Nothing specific about IBM PC division. People are greedy by nature and unless they have a good moral and ethical base bad things happen. Not distrustful of big business. IMO American businesses are a great deal less dishonest and abusive than those of many other cultures. In many parts of the world it is absolutely required to bribe local officials in order to do business. Just another cost of doing business.
Mmmm. But we're talking about an American business operating in America here. What do you have against IBM?
The PC Division had a great product, but the Division was a money loser, unwilling to operate the way Dell and HP (JIT manufacturing) do. So you sell off a money loser to someone else who thinks he can make it profitable.

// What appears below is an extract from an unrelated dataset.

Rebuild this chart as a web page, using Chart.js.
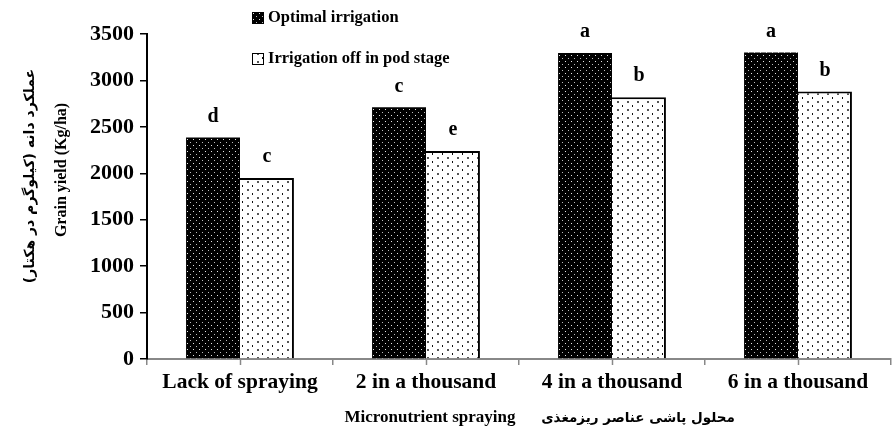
<!DOCTYPE html>
<html lang="en">
<head>
  <meta charset="UTF-8" />
  <title>Grain yield by micronutrient spraying</title>
  <script src="https://cdn.jsdelivr.net/npm/chart.js"></script>
  <style>
    html, body { margin: 0; padding: 0; background: #fff; }
    #wrap { width: 892px; height: 435px; position: relative; }
  </style>
</head>
<body>
  <div id="wrap"><canvas id="yieldChart"></canvas></div>

  <script>
    // data
    const categories = ['Lack of spraying', '2 in a thousand', '4 in a thousand', '6 in a thousand'];
    const optimalIrrigation = [2385, 2710, 3295, 3300];
    const irrigationOffPod = [1950, 2240, 2820, 2880];
    const optimalLetters = ['d', 'c', 'a', 'a'];
    const offPodLetters = ['c', 'e', 'b', 'b'];
    const yTicks = [0, 500, 1000, 1500, 2000, 2500, 3000, 3500];

    const serif = '"Liberation Serif", "Times New Roman", serif';
    const persianFont = '"DejaVu Sans", sans-serif';

    // small tile patterns for the bar fills
    function makePattern(bg, dots, w, h) {
      const c = document.createElement('canvas');
      c.width = w; c.height = h;
      const g = c.getContext('2d');
      g.fillStyle = bg;
      g.fillRect(0, 0, w, h);
      dots.forEach(([x, y, dw, dh, col]) => {
        g.fillStyle = col;
        g.fillRect(x, y, dw, dh);
      });
      return g.createPattern(c, 'repeat');
    }
    const blackDots = makePattern('#000', [[1, 1, 1, 1, '#e6e6e6'], [4, 4, 1, 1, '#bdbdbd']], 6, 6);
    const whiteDots = makePattern('#fff', [[2, 1, 1, 2, '#111'], [7, 5, 2, 2, '#555']], 10, 8);

    // letters above bars, axis titles, legend, half-category ticks
    const extras = {
      id: 'extras',
      afterDatasetsDraw(chart) {
        const ctx = chart.ctx;
        const area = chart.chartArea;
        ctx.save();
        ctx.fillStyle = '#000';
        ctx.font = 'bold 20px ' + serif;
        ctx.textAlign = 'center';
        ctx.textBaseline = 'middle';
        [optimalLetters, offPodLetters].forEach((letters, di) => {
          chart.getDatasetMeta(di).data.forEach((bar, i) => {
            ctx.fillText(letters[i], bar.x, bar.y - 21);
          });
        });

        // extra x ticks at category centres
        const xs = chart.scales.x;
        ctx.strokeStyle = '#888';
        ctx.lineWidth = 1.5;
        categories.forEach((c, i) => {
          const px = Math.round(xs.getPixelForValue(i)) + 0.5;
          ctx.beginPath();
          ctx.moveTo(px, area.bottom);
          ctx.lineTo(px, area.bottom + 6);
          ctx.stroke();
        });

        // x axis titles
        ctx.font = 'bold 17px ' + serif;
        ctx.fillText('Micronutrient spraying', 430, 418);
        ctx.font = 'bold 13.5px ' + persianFont;
        ctx.direction = 'rtl';
        ctx.fillText('محلول پاشی عناصر ریزمغذی', 638, 418);
        ctx.direction = 'ltr';

        // y axis titles (rotated)
        ctx.save();
        ctx.translate(62, 170);
        ctx.rotate(-Math.PI / 2);
        ctx.font = 'bold 16px ' + serif;
        ctx.fillText('Grain yield (Kg/ha)', 0, 0);
        ctx.restore();
        ctx.save();
        ctx.translate(30, 176);
        ctx.rotate(-Math.PI / 2);
        ctx.font = 'bold 14px ' + persianFont;
        ctx.direction = 'rtl';
        ctx.fillText('عملکرد دانه (کیلوگرم در هکتار)', 0, 0);
        ctx.restore();

        // legend
        const items = [
          { text: 'Optimal irrigation', fill: blackDots, y: 18 },
          { text: 'Irrigation off in pod stage', fill: whiteDots, y: 59 }
        ];
        ctx.textAlign = 'left';
        ctx.font = 'bold 16.5px ' + serif;
        items.forEach(it => {
          ctx.fillStyle = it.fill;
          ctx.fillRect(252, it.y - 6, 12, 12);
          ctx.strokeStyle = '#000';
          ctx.lineWidth = 1;
          ctx.strokeRect(252.5, it.y - 5.5, 11, 11);
          ctx.fillStyle = '#000';
          ctx.fillText(it.text, 268, it.y);
        });
        ctx.restore();
      }
    };

    new Chart(document.getElementById('yieldChart'), {
      type: 'bar',
      data: {
        labels: categories,
        datasets: [
          {
            label: 'Optimal irrigation',
            data: optimalIrrigation,
            backgroundColor: blackDots,
            borderColor: '#000',
            borderWidth: 0,
            barPercentage: 1,
            categoryPercentage: 0.58
          },
          {
            label: 'Irrigation off in pod stage',
            data: irrigationOffPod,
            backgroundColor: whiteDots,
            borderColor: '#000',
            borderWidth: { top: 2, right: 2, left: 0, bottom: 0 },
            borderSkipped: false,
            barPercentage: 1,
            categoryPercentage: 0.58
          }
        ]
      },
      options: {
        responsive: true,
        maintainAspectRatio: false,
        animation: false,
        layout: { padding: { top: 34, right: 1, left: 0, bottom: 0 } },
        plugins: {
          legend: { display: false },
          tooltip: { enabled: false }
        },
        scales: {
          x: {
            offset: true,
            grid: {
              offset: true,
              drawOnChartArea: false,
              color: '#888',
              lineWidth: 1.5,
              tickLength: 6
            },
            border: { color: '#888', width: 2 },
            ticks: {
              color: '#000',
              font: { family: serif, size: 21.5, weight: 'bold' },
              padding: 5,
              maxRotation: 0
            },
            afterFit: s => { s.height = 76; }
          },
          y: {
            min: 0,
            max: 3500,
            afterBuildTicks: s => { s.ticks = yTicks.map(v => ({ value: v })); },
            grid: {
              drawOnChartArea: false,
              color: '#000',
              lineWidth: 1.5,
              tickLength: 7
            },
            border: { color: '#000', width: 2 },
            ticks: {
              color: '#000',
              font: { family: serif, size: 22, weight: 'bold' },
              padding: 6,
              callback: v => String(v)
            },
            afterFit: s => { s.width = 147; }
          }
        }
      },
      plugins: [extras]
    });
  </script>
</body>
</html>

Intel's latest generation of chips was designed in Israel. AMD makes most of its chips in Germany.
The military will probably require them to do it onshore but IBM is so "globalized" that leaks and spying are inevitable.
Any software written for the military will be under strict control, requiring security clearances. If the software itself is considered classified, then the control gets, well, quite anal retentive, with separate networks, controlled access to those with clearances and need to know, no personal computing devices allowed (including USB sticks, iPods and cell phones), hard drives get put in the safe when you're not there, and you even need to get an official courier to take a CD next door. Violate any of these, even by accident, and you risk getting fired (and some are automatic-firing offenses).
There's always the risk of a spy, no matter where, but the military won't casually let a foreigner work on one of its projects. In fact, the job ads from IBM will say "Must be an American citizen and capable of receiving a DoD security clearance."